=== RAW DATA ===
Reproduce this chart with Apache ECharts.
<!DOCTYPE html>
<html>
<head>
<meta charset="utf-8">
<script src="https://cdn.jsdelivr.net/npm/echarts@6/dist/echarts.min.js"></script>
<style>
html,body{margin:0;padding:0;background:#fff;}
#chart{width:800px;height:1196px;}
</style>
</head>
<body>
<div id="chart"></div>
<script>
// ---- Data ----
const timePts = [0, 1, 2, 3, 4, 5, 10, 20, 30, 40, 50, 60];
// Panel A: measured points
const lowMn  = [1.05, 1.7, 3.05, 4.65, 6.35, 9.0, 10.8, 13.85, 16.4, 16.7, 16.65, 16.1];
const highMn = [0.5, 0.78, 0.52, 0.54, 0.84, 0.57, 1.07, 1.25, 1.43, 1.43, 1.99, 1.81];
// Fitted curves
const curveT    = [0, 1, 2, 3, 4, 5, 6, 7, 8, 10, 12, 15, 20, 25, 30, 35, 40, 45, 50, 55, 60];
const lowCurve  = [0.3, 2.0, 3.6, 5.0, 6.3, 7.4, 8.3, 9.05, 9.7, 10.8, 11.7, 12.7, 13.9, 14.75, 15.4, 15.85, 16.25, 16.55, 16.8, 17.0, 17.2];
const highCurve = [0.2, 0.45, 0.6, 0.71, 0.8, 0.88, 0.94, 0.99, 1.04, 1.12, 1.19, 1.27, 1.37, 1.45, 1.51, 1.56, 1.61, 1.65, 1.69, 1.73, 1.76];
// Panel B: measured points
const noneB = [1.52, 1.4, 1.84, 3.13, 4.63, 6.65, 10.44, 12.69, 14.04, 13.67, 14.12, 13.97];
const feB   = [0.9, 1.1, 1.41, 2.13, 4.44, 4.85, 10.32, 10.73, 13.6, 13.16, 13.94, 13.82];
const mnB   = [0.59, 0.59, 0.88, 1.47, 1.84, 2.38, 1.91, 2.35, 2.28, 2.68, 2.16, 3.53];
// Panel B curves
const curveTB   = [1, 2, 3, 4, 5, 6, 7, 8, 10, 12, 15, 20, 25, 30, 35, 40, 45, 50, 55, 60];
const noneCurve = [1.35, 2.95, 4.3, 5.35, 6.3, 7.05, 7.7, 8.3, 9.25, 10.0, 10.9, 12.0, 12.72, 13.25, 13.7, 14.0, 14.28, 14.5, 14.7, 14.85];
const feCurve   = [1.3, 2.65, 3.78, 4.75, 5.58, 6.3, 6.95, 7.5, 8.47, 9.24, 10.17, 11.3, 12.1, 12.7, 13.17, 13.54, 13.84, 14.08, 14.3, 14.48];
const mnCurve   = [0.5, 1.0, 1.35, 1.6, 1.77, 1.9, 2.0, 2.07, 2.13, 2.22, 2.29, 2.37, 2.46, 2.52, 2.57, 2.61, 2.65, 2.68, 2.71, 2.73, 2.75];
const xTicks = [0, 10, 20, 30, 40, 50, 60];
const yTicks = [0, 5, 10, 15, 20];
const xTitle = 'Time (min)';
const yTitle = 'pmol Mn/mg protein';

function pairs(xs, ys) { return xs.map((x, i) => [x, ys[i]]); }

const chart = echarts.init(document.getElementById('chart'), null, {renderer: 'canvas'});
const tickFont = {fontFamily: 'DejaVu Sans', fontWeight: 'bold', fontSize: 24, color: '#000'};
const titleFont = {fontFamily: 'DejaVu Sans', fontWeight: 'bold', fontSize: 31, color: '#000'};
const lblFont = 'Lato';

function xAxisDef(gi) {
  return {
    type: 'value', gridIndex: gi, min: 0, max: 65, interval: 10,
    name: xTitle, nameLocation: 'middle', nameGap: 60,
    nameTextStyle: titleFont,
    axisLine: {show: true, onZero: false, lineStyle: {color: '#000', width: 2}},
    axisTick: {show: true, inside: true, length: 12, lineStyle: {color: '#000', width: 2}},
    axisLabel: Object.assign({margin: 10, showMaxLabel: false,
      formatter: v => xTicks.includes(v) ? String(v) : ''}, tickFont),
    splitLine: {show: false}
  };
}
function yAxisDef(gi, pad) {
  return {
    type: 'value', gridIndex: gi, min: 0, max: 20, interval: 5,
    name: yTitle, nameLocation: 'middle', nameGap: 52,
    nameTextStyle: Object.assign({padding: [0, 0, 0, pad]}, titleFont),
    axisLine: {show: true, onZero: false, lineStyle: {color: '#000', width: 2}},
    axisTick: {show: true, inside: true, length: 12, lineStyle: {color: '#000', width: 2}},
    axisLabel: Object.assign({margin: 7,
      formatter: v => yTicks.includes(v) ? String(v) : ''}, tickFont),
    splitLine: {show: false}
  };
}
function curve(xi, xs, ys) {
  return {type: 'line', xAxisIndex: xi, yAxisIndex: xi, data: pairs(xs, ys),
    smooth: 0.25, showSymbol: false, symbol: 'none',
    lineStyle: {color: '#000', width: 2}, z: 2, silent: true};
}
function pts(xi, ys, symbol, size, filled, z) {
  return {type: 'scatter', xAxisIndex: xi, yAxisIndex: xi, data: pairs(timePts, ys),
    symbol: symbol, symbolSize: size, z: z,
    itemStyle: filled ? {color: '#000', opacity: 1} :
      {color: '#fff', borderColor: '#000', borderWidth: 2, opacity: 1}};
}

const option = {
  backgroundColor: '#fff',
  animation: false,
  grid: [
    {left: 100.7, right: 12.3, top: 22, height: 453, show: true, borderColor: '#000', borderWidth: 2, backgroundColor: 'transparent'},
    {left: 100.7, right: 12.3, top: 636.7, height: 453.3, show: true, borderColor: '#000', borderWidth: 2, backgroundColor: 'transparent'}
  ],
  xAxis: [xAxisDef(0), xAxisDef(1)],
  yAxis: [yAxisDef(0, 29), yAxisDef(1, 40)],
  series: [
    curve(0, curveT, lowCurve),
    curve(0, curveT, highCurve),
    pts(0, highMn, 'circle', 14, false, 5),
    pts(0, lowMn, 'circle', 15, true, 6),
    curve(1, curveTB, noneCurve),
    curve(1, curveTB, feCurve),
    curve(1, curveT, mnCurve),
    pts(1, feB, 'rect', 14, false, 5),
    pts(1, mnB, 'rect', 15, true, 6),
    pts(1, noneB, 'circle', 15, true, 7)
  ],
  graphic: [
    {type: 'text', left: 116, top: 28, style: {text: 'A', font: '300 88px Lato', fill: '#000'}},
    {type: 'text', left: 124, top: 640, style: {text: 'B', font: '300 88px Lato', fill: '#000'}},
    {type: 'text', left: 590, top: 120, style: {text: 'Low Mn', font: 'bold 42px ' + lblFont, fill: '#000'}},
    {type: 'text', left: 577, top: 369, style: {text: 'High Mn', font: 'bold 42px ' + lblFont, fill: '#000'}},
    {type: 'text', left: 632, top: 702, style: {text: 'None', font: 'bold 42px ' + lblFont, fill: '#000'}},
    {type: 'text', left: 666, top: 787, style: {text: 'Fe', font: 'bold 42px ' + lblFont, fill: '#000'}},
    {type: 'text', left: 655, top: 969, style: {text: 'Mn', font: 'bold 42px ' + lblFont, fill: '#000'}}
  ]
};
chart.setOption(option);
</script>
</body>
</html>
===
=== RAW DATA ===
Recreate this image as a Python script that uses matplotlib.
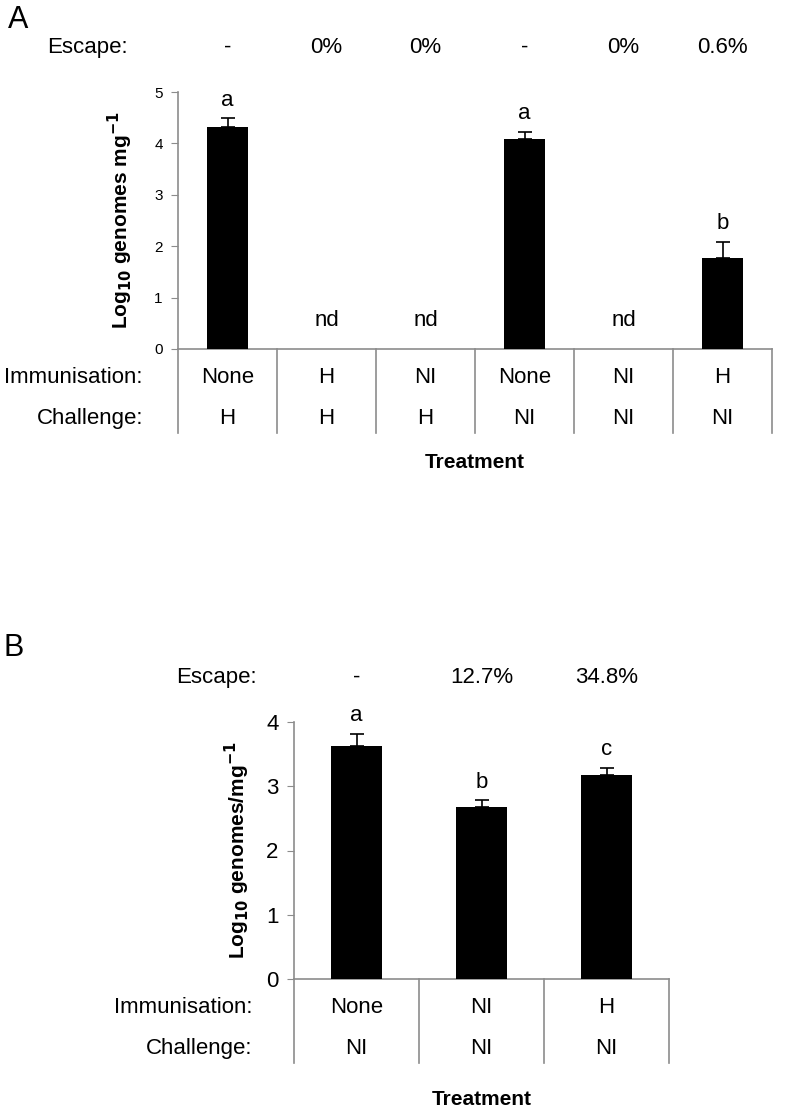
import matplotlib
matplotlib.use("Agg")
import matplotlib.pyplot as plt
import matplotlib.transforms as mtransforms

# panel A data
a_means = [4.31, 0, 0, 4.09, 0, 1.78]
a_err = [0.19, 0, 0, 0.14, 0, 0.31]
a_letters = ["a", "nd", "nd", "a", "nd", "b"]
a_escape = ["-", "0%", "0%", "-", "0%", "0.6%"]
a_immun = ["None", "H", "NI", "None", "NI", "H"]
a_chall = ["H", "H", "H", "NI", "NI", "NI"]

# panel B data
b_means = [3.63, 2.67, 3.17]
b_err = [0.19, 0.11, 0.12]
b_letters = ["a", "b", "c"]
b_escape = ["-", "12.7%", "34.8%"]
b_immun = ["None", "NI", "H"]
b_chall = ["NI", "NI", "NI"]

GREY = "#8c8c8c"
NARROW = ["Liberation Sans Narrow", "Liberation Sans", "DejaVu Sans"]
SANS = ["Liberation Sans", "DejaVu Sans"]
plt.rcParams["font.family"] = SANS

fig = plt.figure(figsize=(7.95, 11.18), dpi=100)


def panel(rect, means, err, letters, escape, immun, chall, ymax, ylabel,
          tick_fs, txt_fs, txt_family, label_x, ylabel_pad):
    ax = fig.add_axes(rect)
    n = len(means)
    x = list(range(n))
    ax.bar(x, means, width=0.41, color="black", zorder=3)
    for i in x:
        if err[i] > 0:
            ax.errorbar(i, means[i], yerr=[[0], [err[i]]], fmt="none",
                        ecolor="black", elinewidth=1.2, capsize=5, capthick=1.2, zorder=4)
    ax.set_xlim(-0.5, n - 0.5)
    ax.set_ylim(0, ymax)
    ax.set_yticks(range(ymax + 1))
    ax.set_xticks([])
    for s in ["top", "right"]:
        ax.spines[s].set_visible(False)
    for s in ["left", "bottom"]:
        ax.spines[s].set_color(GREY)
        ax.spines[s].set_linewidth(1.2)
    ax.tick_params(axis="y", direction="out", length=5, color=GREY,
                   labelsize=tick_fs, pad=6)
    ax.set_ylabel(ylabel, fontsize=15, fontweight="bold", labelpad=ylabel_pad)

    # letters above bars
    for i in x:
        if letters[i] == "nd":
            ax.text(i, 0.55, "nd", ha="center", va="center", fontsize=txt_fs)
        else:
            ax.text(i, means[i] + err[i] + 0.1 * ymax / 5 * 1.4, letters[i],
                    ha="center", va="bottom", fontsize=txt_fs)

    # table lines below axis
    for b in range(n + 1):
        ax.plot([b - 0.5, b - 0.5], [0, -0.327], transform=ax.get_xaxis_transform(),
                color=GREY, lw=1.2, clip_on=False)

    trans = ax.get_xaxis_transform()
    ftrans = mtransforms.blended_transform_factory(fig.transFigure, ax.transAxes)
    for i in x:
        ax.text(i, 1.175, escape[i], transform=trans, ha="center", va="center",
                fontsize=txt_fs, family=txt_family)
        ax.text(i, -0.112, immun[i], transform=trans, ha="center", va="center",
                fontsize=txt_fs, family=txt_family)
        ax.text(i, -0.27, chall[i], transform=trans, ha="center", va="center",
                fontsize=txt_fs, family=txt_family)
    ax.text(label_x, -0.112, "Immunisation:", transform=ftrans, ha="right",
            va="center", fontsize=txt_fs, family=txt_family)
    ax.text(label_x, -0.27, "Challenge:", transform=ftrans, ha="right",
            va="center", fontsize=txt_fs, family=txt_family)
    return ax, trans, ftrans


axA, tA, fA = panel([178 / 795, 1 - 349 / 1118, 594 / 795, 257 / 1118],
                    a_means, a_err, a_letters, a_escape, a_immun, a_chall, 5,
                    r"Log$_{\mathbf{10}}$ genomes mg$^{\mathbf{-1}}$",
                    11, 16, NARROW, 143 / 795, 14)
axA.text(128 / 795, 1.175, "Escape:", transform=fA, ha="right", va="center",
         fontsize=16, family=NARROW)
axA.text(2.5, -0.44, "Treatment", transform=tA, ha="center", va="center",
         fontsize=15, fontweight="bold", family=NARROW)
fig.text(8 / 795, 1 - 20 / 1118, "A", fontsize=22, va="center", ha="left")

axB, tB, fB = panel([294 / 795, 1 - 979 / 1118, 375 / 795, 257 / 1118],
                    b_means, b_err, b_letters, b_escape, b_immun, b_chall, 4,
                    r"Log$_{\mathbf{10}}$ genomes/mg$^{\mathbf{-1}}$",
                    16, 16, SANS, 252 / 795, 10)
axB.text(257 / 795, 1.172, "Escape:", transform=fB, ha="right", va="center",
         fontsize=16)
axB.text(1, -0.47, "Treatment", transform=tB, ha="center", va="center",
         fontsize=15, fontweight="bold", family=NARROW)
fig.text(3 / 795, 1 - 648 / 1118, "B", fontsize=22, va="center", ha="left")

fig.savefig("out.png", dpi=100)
===
=== RAW DATA ===
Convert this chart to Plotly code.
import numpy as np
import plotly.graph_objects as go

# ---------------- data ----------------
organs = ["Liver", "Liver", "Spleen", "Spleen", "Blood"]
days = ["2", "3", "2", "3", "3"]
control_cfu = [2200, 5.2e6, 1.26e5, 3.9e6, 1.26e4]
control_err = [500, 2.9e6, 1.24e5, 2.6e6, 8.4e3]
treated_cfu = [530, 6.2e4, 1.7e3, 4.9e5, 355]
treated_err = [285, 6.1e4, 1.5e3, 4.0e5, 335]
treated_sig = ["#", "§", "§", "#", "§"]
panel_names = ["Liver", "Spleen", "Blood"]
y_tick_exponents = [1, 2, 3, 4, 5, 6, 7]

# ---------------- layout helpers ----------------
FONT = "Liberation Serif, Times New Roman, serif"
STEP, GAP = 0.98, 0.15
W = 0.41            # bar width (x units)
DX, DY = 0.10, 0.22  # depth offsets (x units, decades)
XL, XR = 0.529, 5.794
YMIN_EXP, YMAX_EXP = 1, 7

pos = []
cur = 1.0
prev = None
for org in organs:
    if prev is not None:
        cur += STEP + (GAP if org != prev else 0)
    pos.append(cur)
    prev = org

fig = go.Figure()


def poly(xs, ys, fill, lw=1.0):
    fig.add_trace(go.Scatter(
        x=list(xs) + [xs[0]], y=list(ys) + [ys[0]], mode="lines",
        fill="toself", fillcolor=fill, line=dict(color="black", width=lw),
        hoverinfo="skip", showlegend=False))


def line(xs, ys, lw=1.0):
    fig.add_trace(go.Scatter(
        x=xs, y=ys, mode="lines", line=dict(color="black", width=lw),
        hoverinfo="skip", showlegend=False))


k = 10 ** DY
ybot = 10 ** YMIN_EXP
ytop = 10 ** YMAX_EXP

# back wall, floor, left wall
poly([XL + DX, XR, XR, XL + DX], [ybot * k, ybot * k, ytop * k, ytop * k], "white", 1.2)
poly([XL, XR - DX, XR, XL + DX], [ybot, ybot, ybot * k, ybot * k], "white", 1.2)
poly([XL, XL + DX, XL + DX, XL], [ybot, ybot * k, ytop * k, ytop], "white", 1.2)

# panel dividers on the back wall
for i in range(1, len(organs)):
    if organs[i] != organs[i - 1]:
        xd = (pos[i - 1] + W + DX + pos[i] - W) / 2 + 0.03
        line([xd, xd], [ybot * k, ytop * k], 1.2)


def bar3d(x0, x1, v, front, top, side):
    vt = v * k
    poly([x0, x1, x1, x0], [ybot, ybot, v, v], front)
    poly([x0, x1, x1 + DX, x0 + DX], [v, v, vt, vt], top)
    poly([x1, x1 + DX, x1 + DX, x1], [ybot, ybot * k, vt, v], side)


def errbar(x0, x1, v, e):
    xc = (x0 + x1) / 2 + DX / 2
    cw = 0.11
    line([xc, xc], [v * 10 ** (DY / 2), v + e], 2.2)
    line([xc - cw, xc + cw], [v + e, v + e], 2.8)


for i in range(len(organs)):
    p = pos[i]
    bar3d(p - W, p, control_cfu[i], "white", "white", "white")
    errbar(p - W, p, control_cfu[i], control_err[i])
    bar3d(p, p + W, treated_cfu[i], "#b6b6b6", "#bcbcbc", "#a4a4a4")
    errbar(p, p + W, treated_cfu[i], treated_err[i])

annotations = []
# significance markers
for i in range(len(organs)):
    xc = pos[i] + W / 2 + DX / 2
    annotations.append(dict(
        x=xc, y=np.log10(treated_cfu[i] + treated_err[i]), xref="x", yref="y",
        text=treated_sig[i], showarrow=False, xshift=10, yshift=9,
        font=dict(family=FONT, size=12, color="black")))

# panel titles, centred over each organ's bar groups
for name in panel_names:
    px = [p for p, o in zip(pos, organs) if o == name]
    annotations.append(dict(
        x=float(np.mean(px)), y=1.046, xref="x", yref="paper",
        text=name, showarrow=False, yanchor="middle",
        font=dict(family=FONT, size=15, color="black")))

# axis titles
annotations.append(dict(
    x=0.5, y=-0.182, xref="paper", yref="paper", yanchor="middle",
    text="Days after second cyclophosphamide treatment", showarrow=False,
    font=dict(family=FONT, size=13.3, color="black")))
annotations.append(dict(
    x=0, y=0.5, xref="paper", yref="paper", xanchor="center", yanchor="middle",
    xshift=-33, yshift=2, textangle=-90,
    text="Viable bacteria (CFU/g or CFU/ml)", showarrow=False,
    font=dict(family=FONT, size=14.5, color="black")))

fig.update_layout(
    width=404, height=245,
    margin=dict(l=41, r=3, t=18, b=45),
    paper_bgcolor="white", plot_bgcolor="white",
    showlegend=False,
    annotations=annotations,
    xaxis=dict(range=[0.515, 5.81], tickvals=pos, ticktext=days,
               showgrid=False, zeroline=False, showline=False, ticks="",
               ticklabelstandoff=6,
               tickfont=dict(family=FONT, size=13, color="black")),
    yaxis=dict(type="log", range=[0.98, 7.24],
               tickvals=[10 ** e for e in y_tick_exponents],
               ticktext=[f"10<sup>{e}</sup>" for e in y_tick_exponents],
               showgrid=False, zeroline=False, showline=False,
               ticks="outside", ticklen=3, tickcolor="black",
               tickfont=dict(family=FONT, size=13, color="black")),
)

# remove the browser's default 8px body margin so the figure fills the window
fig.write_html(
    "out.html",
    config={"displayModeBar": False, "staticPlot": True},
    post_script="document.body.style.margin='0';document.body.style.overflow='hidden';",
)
===
EXERCISE DETAILS: Each line of the material above either contains the word "this" or does not; state how many do, and nothing else.

PROBLEM SOLUTION: 3